Defenders will be allowed to use hand-checks with a forearm or open hand with a bended elbow on an offensive post player whose back is to the basket.
Bands and Amplified Music
Bands and amplified music will be allowed during all dead-ball situations instead of just at timeouts and half-time.
Other Modifications to the Game
The Panel will consider some modified proposals regarding time-outs during its next meeting June 24, 2015. One proposal concerns time-outs and one concerns shot-clock violations at the end of the game.
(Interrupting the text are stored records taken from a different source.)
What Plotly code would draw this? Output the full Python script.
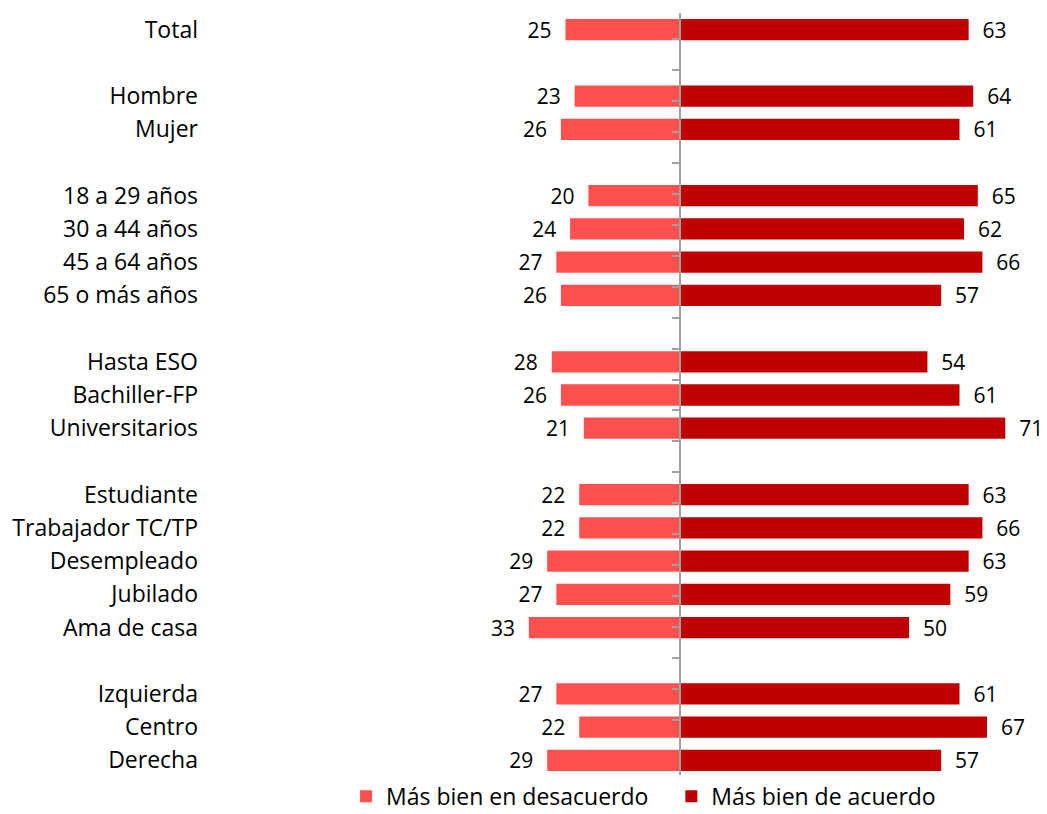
import plotly.graph_objects as go

categories = ["Total", " ", "Hombre", "Mujer", "  ",
              "18 a 29 años", "30 a 44 años", "45 a 64 años", "65 o más años", "   ",
              "Hasta ESO", "Bachiller-FP", "Universitarios", "    ",
              "Estudiante", "Trabajador TC/TP", "Desempleado", "Jubilado", "Ama de casa", "     ",
              "Izquierda", "Centro", "Derecha"]
desacuerdo = [25, None, 23, 26, None, 20, 24, 27, 26, None, 28, 26, 21, None,
              22, 22, 29, 27, 33, None, 27, 22, 29]
acuerdo = [63, None, 64, 61, None, 65, 62, 66, 57, None, 54, 61, 71, None,
           63, 66, 63, 59, 50, None, 61, 67, 57]
series_names = ["Más bien en desacuerdo", "Más bien de acuerdo"]

FONT = "'Open Sans', sans-serif"
W, H = 1047, 814
ml, mr, mt, mb = 210, 0, 13, 37
xr = [-102.6, 80.1]
pad = "\u00a0" * 2

left_vals = [-v if v is not None else None for v in desacuerdo]
left_text = [f"{v}{pad}" if v is not None else "" for v in desacuerdo]
right_text = [f"{pad}{v}" if v is not None else "" for v in acuerdo]

fig = go.Figure()
fig.add_trace(go.Bar(y=categories, x=left_vals, orientation="h",
                     name=series_names[0] + "\u00a0" * 3,
                     marker=dict(color="#FF5050", line=dict(width=0)),
                     text=left_text, texttemplate="%{text}", textposition="outside",
                     constraintext="none",
                     textfont=dict(size=21, color="#000000", family=FONT), cliponaxis=False,
                     hoverinfo="skip"))
fig.add_trace(go.Bar(y=categories, x=acuerdo, orientation="h", name=series_names[1],
                     marker=dict(color="#C00000", line=dict(width=0)),
                     text=right_text, texttemplate="%{text}", textposition="outside",
                     constraintext="none",
                     textfont=dict(size=21, color="#000000", family=FONT), cliponaxis=False,
                     hoverinfo="skip"))
# invisible trace for the central axis with boundary ticks
fig.add_trace(go.Scatter(y=categories, x=[0] * len(categories), yaxis="y2", mode="markers",
                         marker=dict(opacity=0), showlegend=False, hoverinfo="skip"))

zero_frac = (0 - xr[0]) / (xr[1] - xr[0])

fig.update_layout(
    width=W, height=H,
    margin=dict(l=ml, r=mr, t=mt, b=mb, autoexpand=False),
    paper_bgcolor="white", plot_bgcolor="white",
    barmode="relative", bargap=0.36,
    font=dict(family=FONT, size=23, color="#000000"),
    xaxis=dict(range=xr, visible=False, showgrid=False, zeroline=False, domain=[0, 1],
               automargin=False),
    yaxis=dict(type="category", categoryorder="array", categoryarray=categories,
               autorange="reversed", showgrid=False, zeroline=False, showline=False,
               ticks="", tickfont=dict(size=23, family=FONT), ticklabelstandoff=11,
               automargin=False),
    yaxis2=dict(type="category", categoryorder="array", categoryarray=categories,
                autorange="reversed", overlaying="y", anchor="free", position=zero_frac,
                side="left", showline=True, linecolor="#A0A0A0", linewidth=1.5,
                ticks="outside", tickson="boundaries", ticklen=7, tickcolor="#A0A0A0",
                tickwidth=1.5, showticklabels=False, showgrid=False, zeroline=False,
                automargin=False),
    legend=dict(orientation="h", x=0.518, xanchor="center", y=0.003, yanchor="top",
                font=dict(size=23, family=FONT), traceorder="normal",
                tracegroupgap=0, itemwidth=30),
    showlegend=True,
)

fig.write_html("out.html", post_script="document.body.style.margin='0';",
               config={"displayModeBar": False})
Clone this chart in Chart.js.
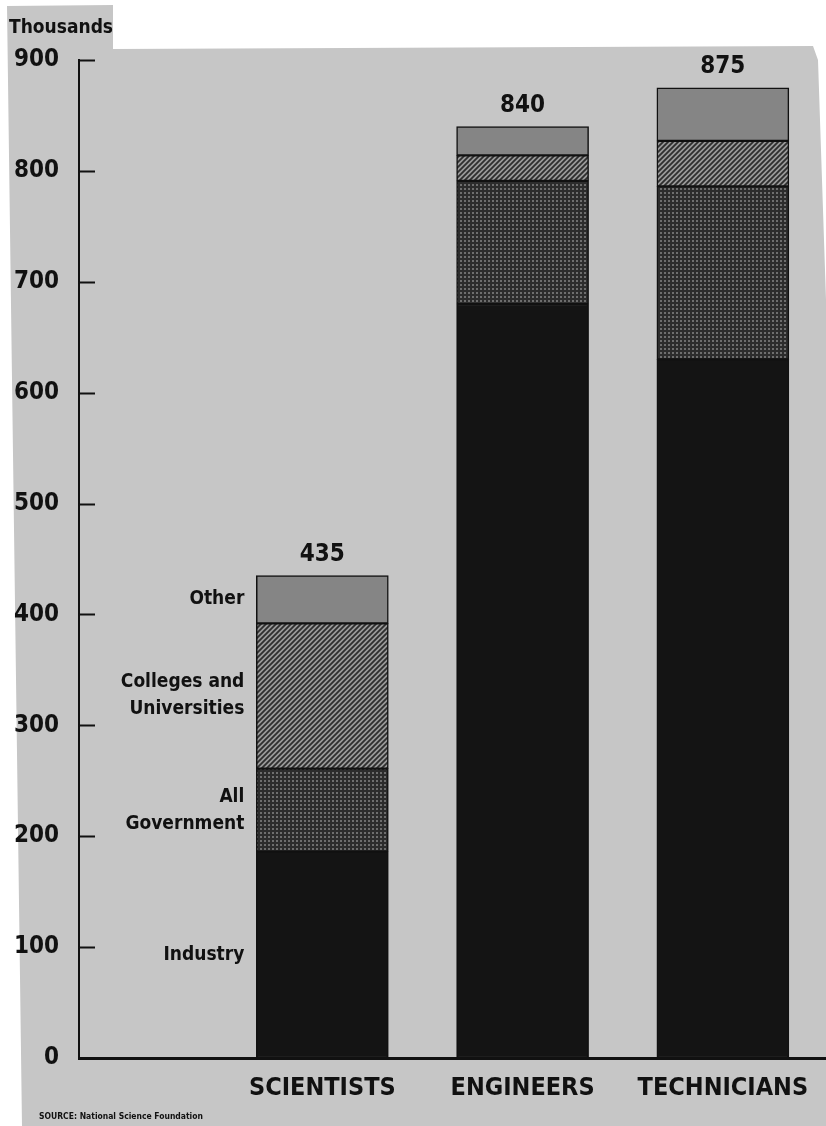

There will be a limit of one media timeout per quarter and it will take place at the first dead ball after the five-minute mark. If one of the teams calls a timeout before the five-minute mark, that time out will count as the media timeout. The first called team timeout in the third quarter would be considered as a full media timeout.
Teams will have four timeouts — three 30-second timeouts and one 60-second timeout. The 60-second timeout may be used at the coach’s discretion. Teams will be allowed to carry over three of the timeouts into the third and fourth quarter.
Each team will be awarded one 30-second timeout in each overtime period, plus any unused timeout remaining from the third and fourth quarters.
In non-televised games, teams will have five timeouts – three 30 second timeouts and two 60-second timeouts. As many as four timeouts could be carried over to the third and fourth quarters.
Shot Clock Violations at the End of the Game
There is a recommendation that during the last two minutes of the game that officials can decide if there has been a shot-clock violation by looking at when the clock runs down to zero in addition to listening for when the buzzer sounds.